According to the Forbes Annual Brand Value Ranking, Amazon has the 4th most valuable brand in the world behind only Apple, Google, and Microsoft.
When considering the number of purchases or interactions a customer will have with brand in a year–in other words, the number of times a brand can create a positive or negative customer experience–Amazon clearly carries tremendous positive momentum from one transaction to another. Amazon is able to maintain this customer loyalty in spite of the fact that over 56% of sales on the marketplace are from products sold by other companies.
Amazon’s most undervalued core competency, a secret superpower, is consumer confidence. Consumer confidence for Amazon is its ability to create a consistent customer experience even when millions of products come from invisible sellers on the Amazon Marketplace that Amazon may or may not even fulfill.
Those same purchases we talked about above, can you even remember what you bought or the brand that it was from? How often do we buy a mostly brandless item and place our trust in Amazon because it was a “best seller”?
If consumer confidence is Amazon’s secret superpower, could it also be its kryptonite?

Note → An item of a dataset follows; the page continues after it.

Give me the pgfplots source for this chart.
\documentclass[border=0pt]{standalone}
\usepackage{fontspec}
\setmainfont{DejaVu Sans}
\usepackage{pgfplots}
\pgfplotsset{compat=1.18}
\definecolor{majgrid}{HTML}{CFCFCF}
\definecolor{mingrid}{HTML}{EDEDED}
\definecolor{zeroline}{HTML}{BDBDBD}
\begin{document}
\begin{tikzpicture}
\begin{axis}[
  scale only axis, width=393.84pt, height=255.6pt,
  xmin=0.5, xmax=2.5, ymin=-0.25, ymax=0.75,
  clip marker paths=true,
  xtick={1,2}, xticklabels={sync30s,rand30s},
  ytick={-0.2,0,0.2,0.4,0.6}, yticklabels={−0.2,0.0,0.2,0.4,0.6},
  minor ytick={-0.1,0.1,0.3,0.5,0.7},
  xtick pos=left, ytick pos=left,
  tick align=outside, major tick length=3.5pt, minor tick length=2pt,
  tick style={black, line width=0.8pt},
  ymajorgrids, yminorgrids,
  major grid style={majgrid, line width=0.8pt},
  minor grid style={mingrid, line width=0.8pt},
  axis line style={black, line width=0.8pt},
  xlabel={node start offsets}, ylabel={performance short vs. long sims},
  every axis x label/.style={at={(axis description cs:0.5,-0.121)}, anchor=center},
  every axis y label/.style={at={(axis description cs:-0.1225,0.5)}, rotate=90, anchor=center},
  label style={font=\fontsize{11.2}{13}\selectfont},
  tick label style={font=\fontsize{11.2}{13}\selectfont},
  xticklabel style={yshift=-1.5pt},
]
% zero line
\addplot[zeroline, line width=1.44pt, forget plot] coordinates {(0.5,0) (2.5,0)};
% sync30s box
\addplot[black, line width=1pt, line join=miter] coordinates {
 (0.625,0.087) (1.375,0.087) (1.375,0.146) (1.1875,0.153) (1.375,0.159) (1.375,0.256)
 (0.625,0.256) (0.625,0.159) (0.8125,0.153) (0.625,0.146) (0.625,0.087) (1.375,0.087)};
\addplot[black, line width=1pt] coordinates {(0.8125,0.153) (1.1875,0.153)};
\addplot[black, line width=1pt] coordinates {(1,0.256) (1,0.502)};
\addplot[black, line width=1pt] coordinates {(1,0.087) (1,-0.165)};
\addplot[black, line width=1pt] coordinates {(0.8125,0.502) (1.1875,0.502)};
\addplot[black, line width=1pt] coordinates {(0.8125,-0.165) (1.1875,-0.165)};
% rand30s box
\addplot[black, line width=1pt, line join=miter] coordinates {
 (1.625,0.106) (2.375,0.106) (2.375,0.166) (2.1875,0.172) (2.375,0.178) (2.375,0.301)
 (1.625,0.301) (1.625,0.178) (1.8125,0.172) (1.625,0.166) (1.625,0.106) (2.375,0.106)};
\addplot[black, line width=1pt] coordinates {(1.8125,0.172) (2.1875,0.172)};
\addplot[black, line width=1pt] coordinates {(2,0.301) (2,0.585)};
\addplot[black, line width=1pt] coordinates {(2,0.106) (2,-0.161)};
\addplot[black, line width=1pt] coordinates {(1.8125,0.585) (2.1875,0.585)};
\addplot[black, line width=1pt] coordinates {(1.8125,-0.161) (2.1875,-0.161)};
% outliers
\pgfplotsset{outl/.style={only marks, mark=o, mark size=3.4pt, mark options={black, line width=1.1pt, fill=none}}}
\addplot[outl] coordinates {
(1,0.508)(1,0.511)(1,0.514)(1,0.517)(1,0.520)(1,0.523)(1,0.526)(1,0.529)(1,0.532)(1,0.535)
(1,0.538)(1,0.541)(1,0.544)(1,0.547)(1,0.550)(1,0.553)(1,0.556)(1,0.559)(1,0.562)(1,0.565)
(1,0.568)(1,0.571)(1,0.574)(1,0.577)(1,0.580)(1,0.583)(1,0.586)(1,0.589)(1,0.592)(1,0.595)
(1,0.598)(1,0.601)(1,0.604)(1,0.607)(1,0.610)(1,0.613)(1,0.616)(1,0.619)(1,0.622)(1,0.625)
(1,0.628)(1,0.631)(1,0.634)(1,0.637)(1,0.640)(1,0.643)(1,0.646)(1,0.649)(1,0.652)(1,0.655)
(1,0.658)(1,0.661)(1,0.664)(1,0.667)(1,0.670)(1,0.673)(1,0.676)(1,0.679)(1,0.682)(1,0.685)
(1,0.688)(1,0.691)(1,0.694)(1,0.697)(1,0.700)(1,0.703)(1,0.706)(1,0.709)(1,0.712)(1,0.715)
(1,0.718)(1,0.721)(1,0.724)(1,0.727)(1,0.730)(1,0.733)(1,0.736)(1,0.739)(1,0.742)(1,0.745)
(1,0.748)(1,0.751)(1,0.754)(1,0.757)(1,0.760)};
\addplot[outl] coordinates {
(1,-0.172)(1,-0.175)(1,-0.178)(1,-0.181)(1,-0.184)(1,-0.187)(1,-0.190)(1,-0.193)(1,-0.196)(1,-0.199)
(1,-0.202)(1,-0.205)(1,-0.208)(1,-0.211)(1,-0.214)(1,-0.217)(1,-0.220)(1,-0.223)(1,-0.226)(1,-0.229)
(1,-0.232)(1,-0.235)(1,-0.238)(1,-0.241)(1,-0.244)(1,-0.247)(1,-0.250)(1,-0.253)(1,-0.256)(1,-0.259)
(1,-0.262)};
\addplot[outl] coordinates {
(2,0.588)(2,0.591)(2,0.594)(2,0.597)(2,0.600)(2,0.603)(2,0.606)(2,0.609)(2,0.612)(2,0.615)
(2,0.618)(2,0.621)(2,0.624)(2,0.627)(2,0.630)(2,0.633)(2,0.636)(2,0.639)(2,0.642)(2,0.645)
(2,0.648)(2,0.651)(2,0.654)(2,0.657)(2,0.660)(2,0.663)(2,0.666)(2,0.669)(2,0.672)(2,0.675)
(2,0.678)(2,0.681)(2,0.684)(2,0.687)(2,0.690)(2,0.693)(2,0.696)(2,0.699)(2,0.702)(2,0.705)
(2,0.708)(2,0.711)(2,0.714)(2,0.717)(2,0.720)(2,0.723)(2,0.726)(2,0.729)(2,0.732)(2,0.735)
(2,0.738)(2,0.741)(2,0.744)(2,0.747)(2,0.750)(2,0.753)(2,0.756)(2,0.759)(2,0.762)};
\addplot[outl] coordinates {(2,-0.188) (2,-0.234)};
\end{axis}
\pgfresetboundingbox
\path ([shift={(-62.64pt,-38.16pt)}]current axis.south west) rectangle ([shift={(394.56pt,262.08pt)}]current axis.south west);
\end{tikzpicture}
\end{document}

Imagine if you had an allergic reaction the next time you purchased a “best-selling” multi-vitamin. Or take a look through the 1-Star Reviews with the word “explode” on Amazon’s own private label AAA batteries.
Amazon’s greatest existential threat is a cascading loss of consumer confidence.
Unfortunately, this risk is only going to increase overtime. Although Amazon is increasing the safeguards for consumers by increasing the standards required by sellers and brands on the platform, the intense competition, increasing platform fees, and increase in transportation costs create incentives for sellers to cut corners in the production of their products. If one of the most reliable ways to create a best-selling product on Amazon is by selling the cheapest product, eventually compromises will be made.
It’s for this reason that Amazon should change the incentives for sellers and brands based on performance and total sales. Amazon doesn’t need another seller of wooden spoons, there are over 3,000 search results for that term. Inevitably there are varying degrees of quality in those search results. Rather than Amazon turning customers into guinea pigs, left to surface bad products from invisible sellers through product reviews, Amazon should proactively align itself with the very best sellers by offering discounted fees when certain revenue and performance thresholds are met.
Amazon has been adding thousands of new sellers to its platform every day for years. It’s time Amazon invested in the best 1% of their sellers and brands while also raising the barriers for new sellers on the platform to better protect consumers and Amazon itself.